The junta’s indiscriminate airstrikes have left managers of community schools in Kalay Township too afraid to hold classes, he added.

“This is why we recognize them as terrorists,” he said of the junta military.

The Assistance Association for Political Prisoners which monitors the junta’s human rights violations, said on Monday that regime forces are increasing aerial attacks on civilian targets, including schools.

On Tuesday, a junta airstrike hit San PaLar village primary school in Kawkareik Township, Karen State, destroying the school and surrounding houses.


Location of schools attacked by junta airstrikes in May and first week of June

U Aung Myo Min, Human Rights Minister of the civilian National Unity Government (NUG), said they are working to take all possible action against the military attacking schools.

Targeting children in schools is not only a war crime under the Geneva Conventions, but also a grave violation of children’s rights, the minister said.

“Myanmar is a signatory to the Convention on the Rights of the Child. Therefore, we are sending information on the violations against Myanmar children to the [UN] Committee on the Rights of the Child.
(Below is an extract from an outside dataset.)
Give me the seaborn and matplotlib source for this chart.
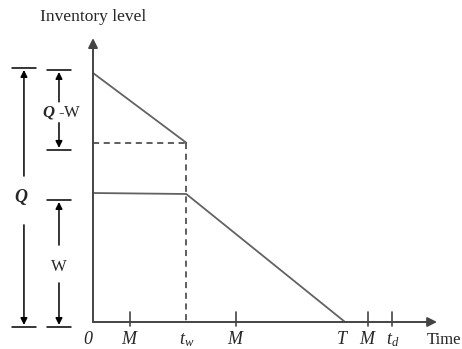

I am also meeting with the committee and working for action on these cases,” U Aung Myo Min told The Irrawaddy.

Schools are open in both junta-controlled areas and resistance strongholds, though managers of interim schools under the NUG are worried about regime airstrikes and ground attacks.

A school and houses in the Sagaing village of Na Be Pin in Wetlet Township were torched by regime troops on Saturday.